The Royal Wolverhampton NHS Trust, United Lincolnshire Hospitals NHS Trust and Dorset County Hospital NHS FT all also appeared last year.

NHS Digital releases its Summary Hospital-level Mortality Indicator, or SHMI, data every summer for the previous year.

Chiefs warn the data is only a ‘smoke alarm’ and only warrants the need for further investigations to examine the cause of the excess deaths

But renowned experts have previously warned about the statistical method used to collate the figures and label the trusts with excess deaths.

The NHS does not use the internationally recognised system, recommended by the Association of Public Health Observatories, called Byar’s confidence intervals.

Instead, it uses another method, called overdispersion, which gives trusts slightly more leeway in terms of recording deaths.

Under that system, a trust is regarded as having a higher than expected number of deaths only if its SHMI is about 12 per cent or more above the national average.

In contrast, the Byar’s method is much stricter, classing anything with a SHMI of more than six or seven per cent above the national average as significantly high.

Expected deaths at each trust is worked out by calculating how many deaths the trust would have, according to national average death rates.

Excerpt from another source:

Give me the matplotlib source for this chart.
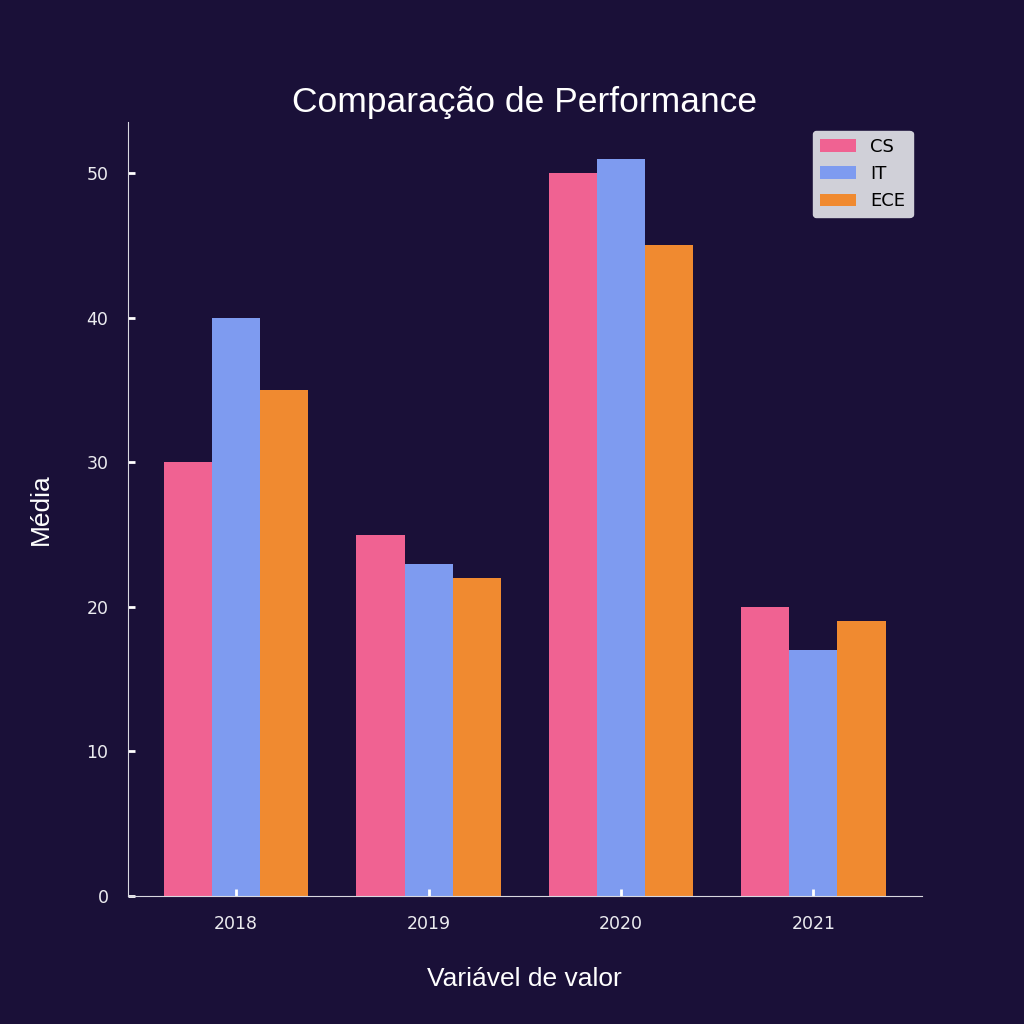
import matplotlib.pyplot as plt
import numpy as np

years = ['2018', '2019', '2020', '2021']
cs = [30, 25, 50, 20]
it = [40, 23, 51, 17]
ece = [35, 22, 45, 19]

bg = '#1a1038'
fig = plt.figure(figsize=(10.24, 10.24), dpi=100, facecolor=bg)
ax = fig.add_axes([0.125, 0.125, 0.775, 0.756])
ax.set_facecolor(bg)

index = np.arange(len(years))
w = 0.25
ax.bar(index - w, cs, width=w, color='#f06292', label='CS')
ax.bar(index, it, width=w, color='#7e9bf0', label='IT')
ax.bar(index + w, ece, width=w, color='#f08a30', label='ECE')

ax.set_xticks(index, years)
ax.set_title('Comparação de Performance', color='white', fontsize=25.5,
             family='Liberation Sans', pad=7)
ax.set_xlabel('Variável de valor', color='white', fontsize=19,
              family='Liberation Sans', labelpad=24)
ax.set_ylabel('Média', color='white', fontsize=19,
              family='Liberation Sans', labelpad=24)

for s in ['top', 'right']:
    ax.spines[s].set_visible(False)
for s in ['left', 'bottom']:
    ax.spines[s].set_color('#d8d8e0')
ax.tick_params(direction='in', colors='white', labelcolor='#ececf0',
               labelsize=12.5, width=2, length=5, pad=14)

leg = ax.legend(loc='upper right', facecolor='#d0d0d8', framealpha=1,
                edgecolor='#d0d0d8', fontsize=13)
for t in leg.get_texts():
    t.set_color('black')

fig.savefig('out.png', facecolor=bg)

The death rate is then calculated by dividing the actual deaths following time in hospital by the expected deaths for the time in hospital.

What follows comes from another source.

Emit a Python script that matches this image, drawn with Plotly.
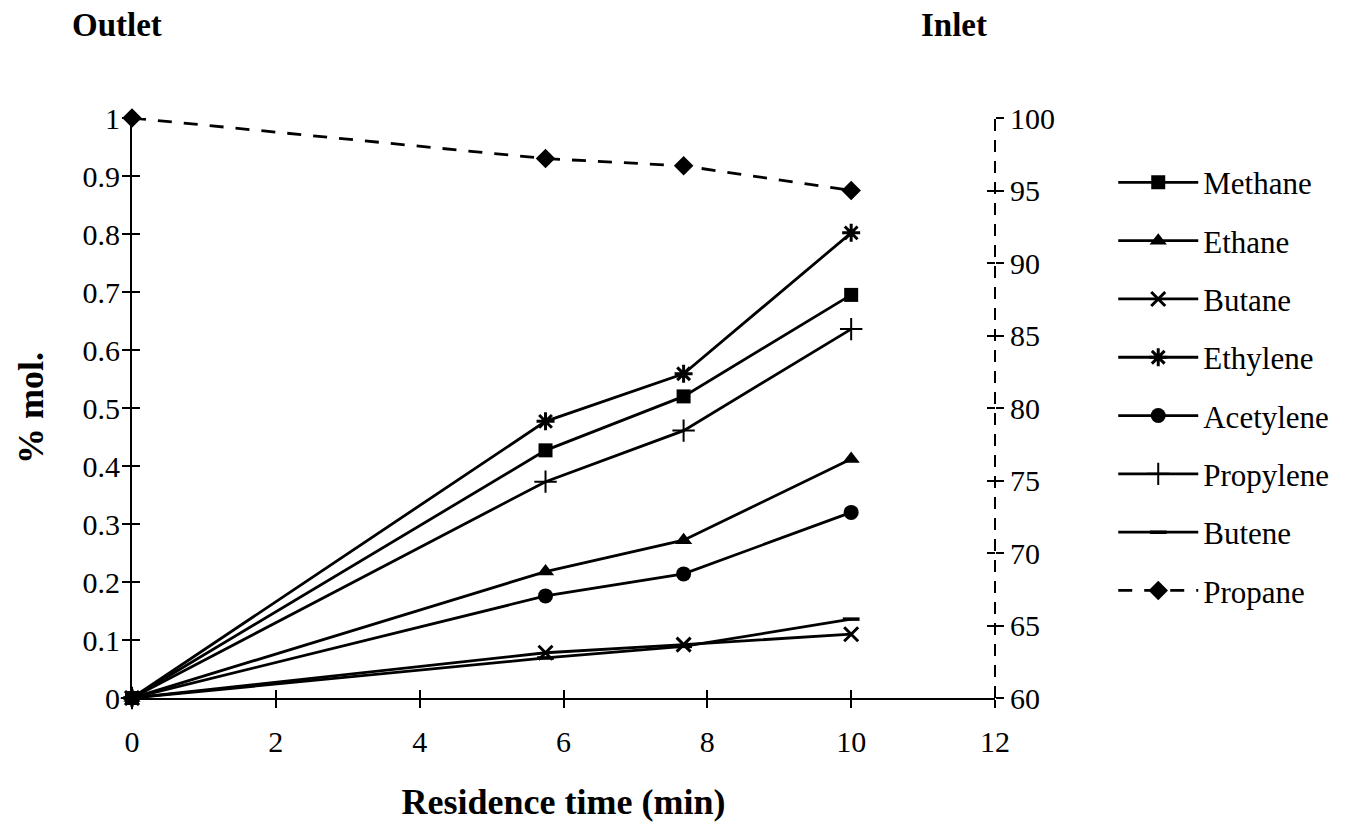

MailOnline has approached Blackpool Teaching Hospitals NHS FT and NHS England for comment.

WHAT WAS THE MID STAFFS SCANDAL? 

A disputed estimate suggested that hundreds of people may have needlessly died at Stafford Hospital, ran by Mid-Staffordshire NHS Trust, due to poor care between 2005 and 2009.

In what is one of the worst care scandals in living memory, anecdotes provided by Julie Bailey, who was responsible for exposing neglect at the hospital, suggested patients were left lying in their own excrement and had been so thirsty that they were reduced to drinking water from vases.

The Francis report, the inquiry into the hospital’s workings in 2013, found that box ticking bureaucrats prioritised targets over basic levels of care. 

But not a single individual will be prosecuted in connection with the scandal, police admitted last year – despite a three-year investigation.

Stafford Hospital has been renamed County Hospital, and is now run by a different trust.